### Set problem
Set down the data below without change, skipping the pictures it holds.

### Data extract

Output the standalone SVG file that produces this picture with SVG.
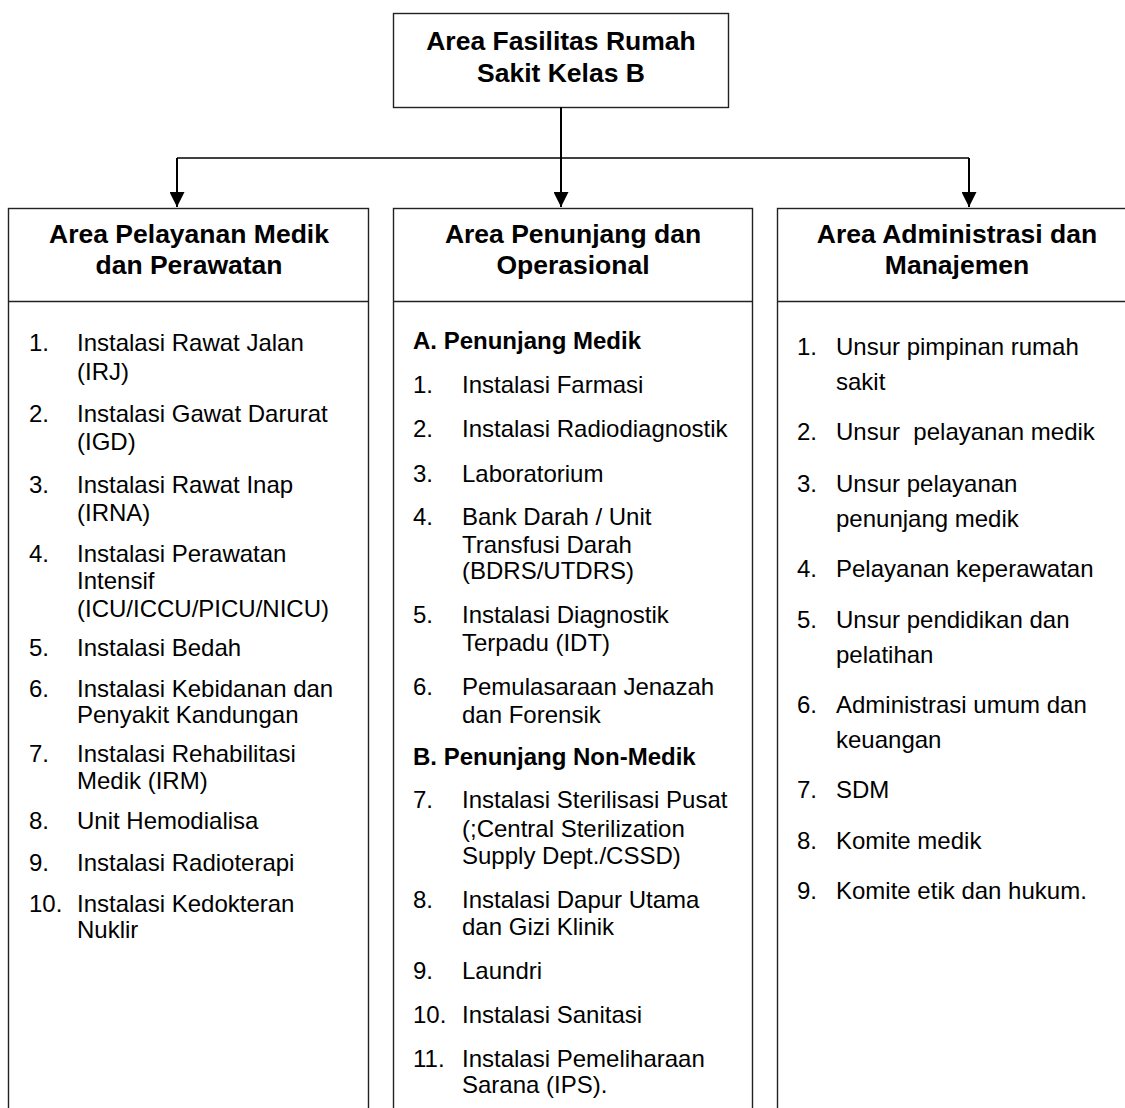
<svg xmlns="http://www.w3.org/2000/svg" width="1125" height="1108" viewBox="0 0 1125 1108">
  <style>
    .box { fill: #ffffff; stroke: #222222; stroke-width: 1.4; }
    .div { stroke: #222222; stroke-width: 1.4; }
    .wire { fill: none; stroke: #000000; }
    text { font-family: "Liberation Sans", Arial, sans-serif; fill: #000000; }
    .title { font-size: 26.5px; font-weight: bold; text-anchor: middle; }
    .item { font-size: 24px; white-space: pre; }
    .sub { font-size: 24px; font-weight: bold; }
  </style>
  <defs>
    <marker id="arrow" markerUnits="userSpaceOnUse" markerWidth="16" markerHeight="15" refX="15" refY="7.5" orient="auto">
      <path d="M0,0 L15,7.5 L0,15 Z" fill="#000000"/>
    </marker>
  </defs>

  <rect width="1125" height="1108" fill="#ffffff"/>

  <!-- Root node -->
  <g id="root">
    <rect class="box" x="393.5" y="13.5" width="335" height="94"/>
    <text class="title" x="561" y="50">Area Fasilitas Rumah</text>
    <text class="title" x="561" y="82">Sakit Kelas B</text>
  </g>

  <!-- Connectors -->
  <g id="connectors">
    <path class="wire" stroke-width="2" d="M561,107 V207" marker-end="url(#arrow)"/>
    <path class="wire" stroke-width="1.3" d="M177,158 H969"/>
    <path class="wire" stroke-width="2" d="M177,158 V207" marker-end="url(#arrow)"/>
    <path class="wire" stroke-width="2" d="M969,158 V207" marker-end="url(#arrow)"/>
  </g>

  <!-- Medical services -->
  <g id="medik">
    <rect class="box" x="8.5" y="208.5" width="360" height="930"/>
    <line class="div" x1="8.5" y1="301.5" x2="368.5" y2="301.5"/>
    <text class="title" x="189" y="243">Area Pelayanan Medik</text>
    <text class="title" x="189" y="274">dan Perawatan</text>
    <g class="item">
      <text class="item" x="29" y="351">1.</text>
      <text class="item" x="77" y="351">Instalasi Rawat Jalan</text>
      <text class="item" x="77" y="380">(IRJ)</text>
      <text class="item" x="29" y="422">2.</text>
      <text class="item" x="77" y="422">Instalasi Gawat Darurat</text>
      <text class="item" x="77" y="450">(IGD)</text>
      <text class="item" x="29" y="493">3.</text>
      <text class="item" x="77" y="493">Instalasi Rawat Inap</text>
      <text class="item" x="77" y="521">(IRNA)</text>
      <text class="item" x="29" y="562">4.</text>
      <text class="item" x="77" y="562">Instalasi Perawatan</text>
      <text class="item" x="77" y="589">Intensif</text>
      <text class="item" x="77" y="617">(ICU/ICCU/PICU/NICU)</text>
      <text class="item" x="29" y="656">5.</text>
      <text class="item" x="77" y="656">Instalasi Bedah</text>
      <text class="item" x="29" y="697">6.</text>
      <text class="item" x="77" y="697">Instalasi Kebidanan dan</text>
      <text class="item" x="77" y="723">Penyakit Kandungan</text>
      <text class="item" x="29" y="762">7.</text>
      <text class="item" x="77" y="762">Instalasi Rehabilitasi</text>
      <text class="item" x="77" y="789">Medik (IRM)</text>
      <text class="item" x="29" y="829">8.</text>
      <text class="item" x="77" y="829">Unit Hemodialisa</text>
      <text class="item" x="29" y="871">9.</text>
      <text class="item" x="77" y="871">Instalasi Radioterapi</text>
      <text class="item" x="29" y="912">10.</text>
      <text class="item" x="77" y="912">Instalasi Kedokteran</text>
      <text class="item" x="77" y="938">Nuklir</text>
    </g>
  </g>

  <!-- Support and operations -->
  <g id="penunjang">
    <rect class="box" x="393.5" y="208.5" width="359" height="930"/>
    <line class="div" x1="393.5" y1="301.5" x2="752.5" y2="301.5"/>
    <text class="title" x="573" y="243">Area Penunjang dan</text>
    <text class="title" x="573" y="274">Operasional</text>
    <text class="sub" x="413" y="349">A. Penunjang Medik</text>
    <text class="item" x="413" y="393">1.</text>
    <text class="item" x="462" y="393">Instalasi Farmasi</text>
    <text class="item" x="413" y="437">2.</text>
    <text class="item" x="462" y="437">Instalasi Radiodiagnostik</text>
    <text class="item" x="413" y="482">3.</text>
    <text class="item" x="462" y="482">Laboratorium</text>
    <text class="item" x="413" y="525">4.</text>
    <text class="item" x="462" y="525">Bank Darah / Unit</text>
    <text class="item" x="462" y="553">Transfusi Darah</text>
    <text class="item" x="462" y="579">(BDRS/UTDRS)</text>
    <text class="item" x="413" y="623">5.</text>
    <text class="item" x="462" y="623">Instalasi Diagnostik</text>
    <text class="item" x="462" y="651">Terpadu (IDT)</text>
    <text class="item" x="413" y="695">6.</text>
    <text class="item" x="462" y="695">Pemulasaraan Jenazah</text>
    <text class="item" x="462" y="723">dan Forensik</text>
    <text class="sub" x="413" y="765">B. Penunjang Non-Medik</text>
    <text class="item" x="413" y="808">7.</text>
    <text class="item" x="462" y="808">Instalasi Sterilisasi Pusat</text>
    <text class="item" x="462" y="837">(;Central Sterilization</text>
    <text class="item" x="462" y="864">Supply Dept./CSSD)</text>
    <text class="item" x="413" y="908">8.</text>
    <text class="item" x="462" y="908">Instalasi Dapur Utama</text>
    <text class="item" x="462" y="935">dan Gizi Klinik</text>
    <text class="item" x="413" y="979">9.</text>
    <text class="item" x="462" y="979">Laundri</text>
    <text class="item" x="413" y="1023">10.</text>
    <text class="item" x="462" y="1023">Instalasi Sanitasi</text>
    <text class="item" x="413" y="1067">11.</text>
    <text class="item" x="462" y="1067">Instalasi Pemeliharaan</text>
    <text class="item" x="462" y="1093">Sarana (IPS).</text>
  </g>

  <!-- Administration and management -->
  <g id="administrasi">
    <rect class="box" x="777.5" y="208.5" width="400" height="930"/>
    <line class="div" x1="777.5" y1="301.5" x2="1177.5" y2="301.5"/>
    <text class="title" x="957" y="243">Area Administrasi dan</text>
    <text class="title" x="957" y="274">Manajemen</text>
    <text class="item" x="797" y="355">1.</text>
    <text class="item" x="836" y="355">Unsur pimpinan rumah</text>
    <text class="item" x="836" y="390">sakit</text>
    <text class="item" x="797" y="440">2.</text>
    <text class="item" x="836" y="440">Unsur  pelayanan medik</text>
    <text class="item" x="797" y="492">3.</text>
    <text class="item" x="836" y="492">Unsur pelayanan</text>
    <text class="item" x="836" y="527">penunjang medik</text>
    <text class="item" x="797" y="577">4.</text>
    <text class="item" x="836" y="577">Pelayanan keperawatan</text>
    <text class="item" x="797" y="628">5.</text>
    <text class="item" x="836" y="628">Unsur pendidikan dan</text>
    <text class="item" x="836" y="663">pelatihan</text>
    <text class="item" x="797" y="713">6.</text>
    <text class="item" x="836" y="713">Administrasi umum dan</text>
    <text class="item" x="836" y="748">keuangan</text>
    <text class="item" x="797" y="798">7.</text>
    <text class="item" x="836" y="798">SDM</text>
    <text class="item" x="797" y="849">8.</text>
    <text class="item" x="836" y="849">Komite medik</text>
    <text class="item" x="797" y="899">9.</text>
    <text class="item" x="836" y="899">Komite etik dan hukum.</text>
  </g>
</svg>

### Right answer
Output the standalone SVG file that produces this picture with SVG.
<svg xmlns="http://www.w3.org/2000/svg" width="1125" height="1108" viewBox="0 0 1125 1108">
  <style>
    .box { fill: #ffffff; stroke: #222222; stroke-width: 1.4; }
    .div { stroke: #222222; stroke-width: 1.4; }
    .wire { fill: none; stroke: #000000; }
    text { font-family: "Liberation Sans", Arial, sans-serif; fill: #000000; }
    .title { font-size: 26.5px; font-weight: bold; text-anchor: middle; }
    .item { font-size: 24px; white-space: pre; }
    .sub { font-size: 24px; font-weight: bold; }
  </style>
  <defs>
    <marker id="arrow" markerUnits="userSpaceOnUse" markerWidth="16" markerHeight="15" refX="15" refY="7.5" orient="auto">
      <path d="M0,0 L15,7.5 L0,15 Z" fill="#000000"/>
    </marker>
  </defs>

  <rect width="1125" height="1108" fill="#ffffff"/>

  <!-- Root node -->
  <g id="root">
    <rect class="box" x="393.5" y="13.5" width="335" height="94"/>
    <text class="title" x="561" y="50">Area Fasilitas Rumah</text>
    <text class="title" x="561" y="82">Sakit Kelas B</text>
  </g>

  <!-- Connectors -->
  <g id="connectors">
    <path class="wire" stroke-width="2" d="M561,107 V207" marker-end="url(#arrow)"/>
    <path class="wire" stroke-width="1.3" d="M177,158 H969"/>
    <path class="wire" stroke-width="2" d="M177,158 V207" marker-end="url(#arrow)"/>
    <path class="wire" stroke-width="2" d="M969,158 V207" marker-end="url(#arrow)"/>
  </g>

  <!-- Medical services -->
  <g id="medik">
    <rect class="box" x="8.5" y="208.5" width="360" height="930"/>
    <line class="div" x1="8.5" y1="301.5" x2="368.5" y2="301.5"/>
    <text class="title" x="189" y="243">Area Pelayanan Medik</text>
    <text class="title" x="189" y="274">dan Perawatan</text>
    <g class="item">
      <text class="item" x="29" y="351">1.</text>
      <text class="item" x="77" y="351">Instalasi Rawat Jalan</text>
      <text class="item" x="77" y="380">(IRJ)</text>
      <text class="item" x="29" y="422">2.</text>
      <text class="item" x="77" y="422">Instalasi Gawat Darurat</text>
      <text class="item" x="77" y="450">(IGD)</text>
      <text class="item" x="29" y="493">3.</text>
      <text class="item" x="77" y="493">Instalasi Rawat Inap</text>
      <text class="item" x="77" y="521">(IRNA)</text>
      <text class="item" x="29" y="562">4.</text>
      <text class="item" x="77" y="562">Instalasi Perawatan</text>
      <text class="item" x="77" y="589">Intensif</text>
      <text class="item" x="77" y="617">(ICU/ICCU/PICU/NICU)</text>
      <text class="item" x="29" y="656">5.</text>
      <text class="item" x="77" y="656">Instalasi Bedah</text>
      <text class="item" x="29" y="697">6.</text>
      <text class="item" x="77" y="697">Instalasi Kebidanan dan</text>
      <text class="item" x="77" y="723">Penyakit Kandungan</text>
      <text class="item" x="29" y="762">7.</text>
      <text class="item" x="77" y="762">Instalasi Rehabilitasi</text>
      <text class="item" x="77" y="789">Medik (IRM)</text>
      <text class="item" x="29" y="829">8.</text>
      <text class="item" x="77" y="829">Unit Hemodialisa</text>
      <text class="item" x="29" y="871">9.</text>
      <text class="item" x="77" y="871">Instalasi Radioterapi</text>
      <text class="item" x="29" y="912">10.</text>
      <text class="item" x="77" y="912">Instalasi Kedokteran</text>
      <text class="item" x="77" y="938">Nuklir</text>
    </g>
  </g>

  <!-- Support and operations -->
  <g id="penunjang">
    <rect class="box" x="393.5" y="208.5" width="359" height="930"/>
    <line class="div" x1="393.5" y1="301.5" x2="752.5" y2="301.5"/>
    <text class="title" x="573" y="243">Area Penunjang dan</text>
    <text class="title" x="573" y="274">Operasional</text>
    <text class="sub" x="413" y="349">A. Penunjang Medik</text>
    <text class="item" x="413" y="393">1.</text>
    <text class="item" x="462" y="393">Instalasi Farmasi</text>
    <text class="item" x="413" y="437">2.</text>
    <text class="item" x="462" y="437">Instalasi Radiodiagnostik</text>
    <text class="item" x="413" y="482">3.</text>
    <text class="item" x="462" y="482">Laboratorium</text>
    <text class="item" x="413" y="525">4.</text>
    <text class="item" x="462" y="525">Bank Darah / Unit</text>
    <text class="item" x="462" y="553">Transfusi Darah</text>
    <text class="item" x="462" y="579">(BDRS/UTDRS)</text>
    <text class="item" x="413" y="623">5.</text>
    <text class="item" x="462" y="623">Instalasi Diagnostik</text>
    <text class="item" x="462" y="651">Terpadu (IDT)</text>
    <text class="item" x="413" y="695">6.</text>
    <text class="item" x="462" y="695">Pemulasaraan Jenazah</text>
    <text class="item" x="462" y="723">dan Forensik</text>
    <text class="sub" x="413" y="765">B. Penunjang Non-Medik</text>
    <text class="item" x="413" y="808">7.</text>
    <text class="item" x="462" y="808">Instalasi Sterilisasi Pusat</text>
    <text class="item" x="462" y="837">(;Central Sterilization</text>
    <text class="item" x="462" y="864">Supply Dept./CSSD)</text>
    <text class="item" x="413" y="908">8.</text>
    <text class="item" x="462" y="908">Instalasi Dapur Utama</text>
    <text class="item" x="462" y="935">dan Gizi Klinik</text>
    <text class="item" x="413" y="979">9.</text>
    <text class="item" x="462" y="979">Laundri</text>
    <text class="item" x="413" y="1023">10.</text>
    <text class="item" x="462" y="1023">Instalasi Sanitasi</text>
    <text class="item" x="413" y="1067">11.</text>
    <text class="item" x="462" y="1067">Instalasi Pemeliharaan</text>
    <text class="item" x="462" y="1093">Sarana (IPS).</text>
  </g>

  <!-- Administration and management -->
  <g id="administrasi">
    <rect class="box" x="777.5" y="208.5" width="400" height="930"/>
    <line class="div" x1="777.5" y1="301.5" x2="1177.5" y2="301.5"/>
    <text class="title" x="957" y="243">Area Administrasi dan</text>
    <text class="title" x="957" y="274">Manajemen</text>
    <text class="item" x="797" y="355">1.</text>
    <text class="item" x="836" y="355">Unsur pimpinan rumah</text>
    <text class="item" x="836" y="390">sakit</text>
    <text class="item" x="797" y="440">2.</text>
    <text class="item" x="836" y="440">Unsur  pelayanan medik</text>
    <text class="item" x="797" y="492">3.</text>
    <text class="item" x="836" y="492">Unsur pelayanan</text>
    <text class="item" x="836" y="527">penunjang medik</text>
    <text class="item" x="797" y="577">4.</text>
    <text class="item" x="836" y="577">Pelayanan keperawatan</text>
    <text class="item" x="797" y="628">5.</text>
    <text class="item" x="836" y="628">Unsur pendidikan dan</text>
    <text class="item" x="836" y="663">pelatihan</text>
    <text class="item" x="797" y="713">6.</text>
    <text class="item" x="836" y="713">Administrasi umum dan</text>
    <text class="item" x="836" y="748">keuangan</text>
    <text class="item" x="797" y="798">7.</text>
    <text class="item" x="836" y="798">SDM</text>
    <text class="item" x="797" y="849">8.</text>
    <text class="item" x="836" y="849">Komite medik</text>
    <text class="item" x="797" y="899">9.</text>
    <text class="item" x="836" y="899">Komite etik dan hukum.</text>
  </g>
</svg>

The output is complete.